Besides the town’s “center” itself, Doi Wawee has a number of branches extending up to about half the height of the surrounding hill slopes, but also these are not as extensive as those of Doi Mae Salong.

Once again, we make ourselves comfortable at our resort for the remains of the evening, chatting with our hosts for a while about the development and opportunities of the local tea cultivation.

 

Doi Wawee – Doi Chang

Since I had heard of a village located about 4 km from Ban Doi Chang, where supposedly a larger-scale organic cultivation and production of Green Teas and Oolong Teas is maintained by a group of wealthy philanthropists from Bangkok, our return path to Chiang Rai on the next day leads via Doi Chang.
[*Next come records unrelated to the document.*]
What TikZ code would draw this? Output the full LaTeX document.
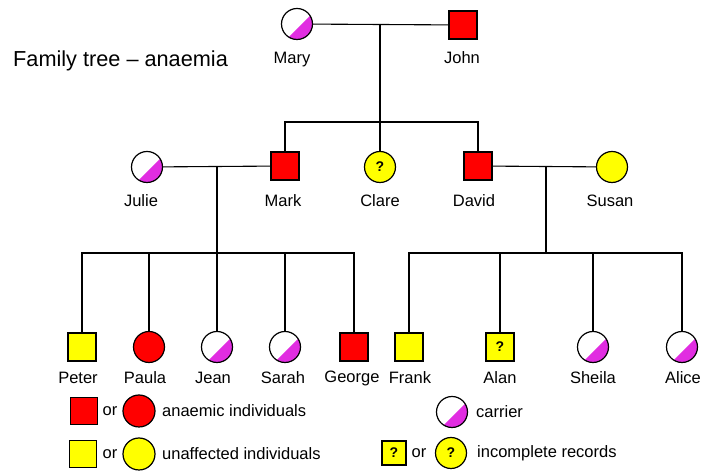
\documentclass[tikz,border=0pt]{standalone}
\usepackage{fontspec}
\setmainfont{Liberation Sans}
\usepackage{xcolor}
\usepackage{tikz}
\usetikzlibrary{calc}

\definecolor{anred}{RGB}{255,0,0}
\definecolor{unyellow}{RGB}{255,255,0}
\definecolor{carmag}{RGB}{225,45,225}

\begin{document}
\begin{tikzpicture}[x=1pt, y=1pt,
 male/.style={draw=black, line width=1.2pt, rectangle, minimum size=28pt, inner sep=0pt},
 female/.style={draw=black, line width=1.2pt, circle, minimum size=31pt, inner sep=0pt},
 anaemic/.style={fill=anred},
 unaff/.style={fill=unyellow},
 unknown/.style={fill=unyellow, font=\fontsize{14}{14}\selectfont\bfseries, text=black},
 carrier/.style={fill=white, path picture={
   \fill[carmag] ($(path picture bounding box.center)+(235:20pt)$) -- ($(path picture bounding box.center)+(35:20pt)$) -- ($(path picture bounding box.center)+(315:30pt)$) -- cycle;}},
 pname/.style={font=\fontsize{16.5}{18}\selectfont, inner sep=0pt},
 tieline/.style={black, line width=1.1pt}]

\useasboundingbox (0,0) rectangle (716,471);

\node[font=\fontsize{21.7}{24}\selectfont, anchor=west, inner sep=0pt] (title) at (13,410) {Family tree -- anaemia};

% grandparents
\node[female, carrier] (mary) at (297,447) {};
\node[male, anaemic] (john) at (463,446) {};
\node[pname, anchor=base] (marytxt) at (292,407) {Mary};
\node[pname, anchor=base] (johntxt) at (462,407) {John};

% parents
\node[female, carrier] (julie) at (147,304) {};
\node[male, anaemic] (mark) at (285,305) {};
\node[female, unknown] (clare) at (380,304) {?};
\node[male, anaemic] (david) at (478,305) {};
\node[female, unaff] (susan) at (612,304) {};

\node[pname] (julietxt) at (141,270) {Julie};
\node[pname] (marktxt) at (283,270) {Mark};
\node[pname] (claretxt) at (380,270) {Clare};
\node[pname] (davidtxt) at (474,270) {David};
\node[pname] (susantxt) at (610,270) {Susan};

% children
\node[male, unaff] (peter) at (82,124) {};
\node[female, anaemic] (paula) at (149,124) {};
\node[female, carrier] (jean) at (217,124) {};
\node[female, carrier] (sarah) at (285,124) {};
\node[male, anaemic] (george) at (354,124) {};
\node[male, unaff] (frank) at (409,124) {};
\node[male, unknown] (alan) at (500,124) {?};
\node[female, carrier] (sheila) at (593,124) {};
\node[female, carrier] (alice) at (682,124) {};

\node[pname] (petertxt) at (78,93) {Peter};
\node[pname] (paulatxt) at (145,93) {Paula};
\node[pname] (jeantxt) at (213,93) {Jean};
\node[pname] (sarahtxt) at (283,93) {Sarah};
\node[pname] (georgetxt) at (352,93) {George};
\node[pname] (franktxt) at (410,93) {Frank};
\node[pname] (alantxt) at (500,93) {Alan};
\node[pname] (sheilatxt) at (593,93) {Sheila};
\node[pname] (alicetxt) at (683,93) {Alice};

% lines of descent
\coordinate (mj) at (380,447);
\coordinate (mjkids) at (380,349);
\coordinate (jm) at (217,304);
\coordinate (jmkids) at (217,218);
\coordinate (ds) at (546,304);
\coordinate (dskids) at (546,218);

\draw[tieline] (mary) -- (john);
\draw[tieline] (mj) -- (mjkids);
\draw[tieline] (mark.north) |- (mjkids) -| (david.north);
\draw[tieline] (mjkids) -- (clare);

\draw[tieline] (julie) -- (mark);
\draw[tieline] (jm) -- (jmkids);
\draw[tieline] (peter.north) |- (jmkids) -| (george.north);
\foreach \k in {paula,jean,sarah}
 \draw[tieline] (\k.north) -- (\k.north |- jmkids);

\draw[tieline] (david) -- (susan);
\draw[tieline] (ds) -- (dskids);
\draw[tieline] (frank.north) |- (dskids) -| (alice.north);
\foreach \k in {alan,sheila}
 \draw[tieline] (\k.north) -- (\k.north |- dskids);

% key
\node[male, anaemic, minimum size=27pt] (keyas) at (84,60) {};
\node[pname] (keyor1) at (110,60) {or};
\node[female, anaemic, minimum size=32pt] (keyac) at (139,60) {};
\node[pname, anchor=west] (keyatxt) at (162,60) {anaemic individuals};

\node[male, unaff, minimum size=27pt] (keyus) at (83,17) {};
\node[pname] (keyor2) at (110,17) {or};
\node[female, unaff, minimum size=32pt] (keyuc) at (139,17) {};
\node[pname, anchor=west] (keyutxt) at (162,17) {unaffected individuals};

\node[female, carrier] (keycc) at (452,59) {};
\node[pname, anchor=west] (keyctxt) at (476,59) {carrier};

\node[male, unknown, minimum size=24pt] (keyqs) at (394,18) {?};
\node[pname] (keyor3) at (419,18) {or};
\node[female, unknown, minimum size=31pt] (keyqc) at (451,18) {?};
\node[pname, anchor=west] (keyqtxt) at (477,18) {incomplete records};

\end{tikzpicture}
\end{document}
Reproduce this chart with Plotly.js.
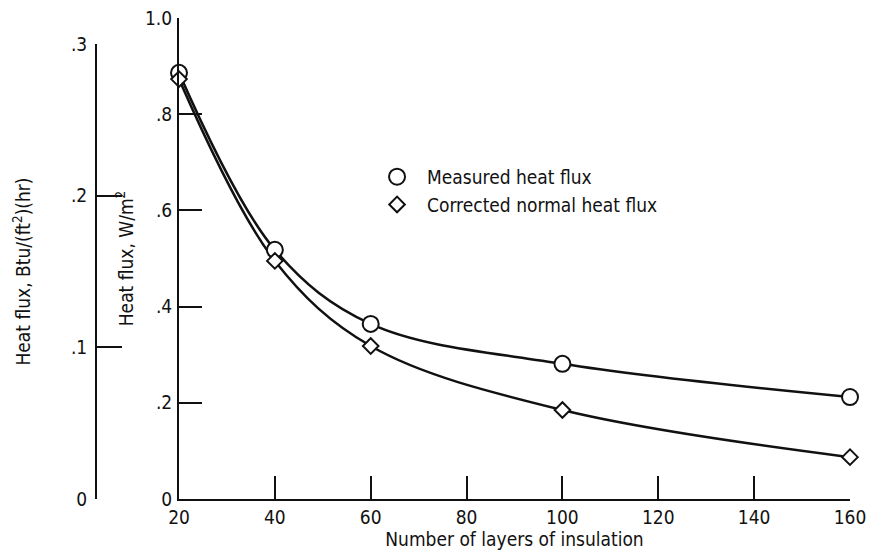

Although we don’t reach said tea village that day anymore, because unfortunately we run out of time, the detour made in order to get to Doi Chang is, seen under the landscape aspect, offering some of our trip’s the most remarkable impressions, clearly worth the effort.

The scenery virtually changes with every vanquished hill, and the fact that I “need to” stop every few hundred meters in order to shoot photos is probably to blame for the circumstance that we have to re-schedule our planned visit to the tea village near Ban Doi Chang to the next possible opportunity.

Time and again on the way we see smaller settlements of the indigenous hill tribes being nestled in the idyllic slopes.

The closer we get to Doi Chang, the more spectacular scenery and views become.

We have reached just before Ban Doi Chang, when in a restaurant by the roadside, where we have a snack, we are told that the direct route to Ban Doi Chang presently wouldn’t be passable because of the rains. For us, this means that we must take the same way back that we came. We have a last regretful look at Ban Doi Chang lying before us and then set off on the way back.

I decide not to miss the opportunity to eventually collect the Pu’er tea for shipment to Germany at Doi Wawee in person, rather than having it sent to Chiang Mai as offered, and to use this occasion to still pay a visit to Ban Doi Chang and its nearby tea village, where we did not reach this time.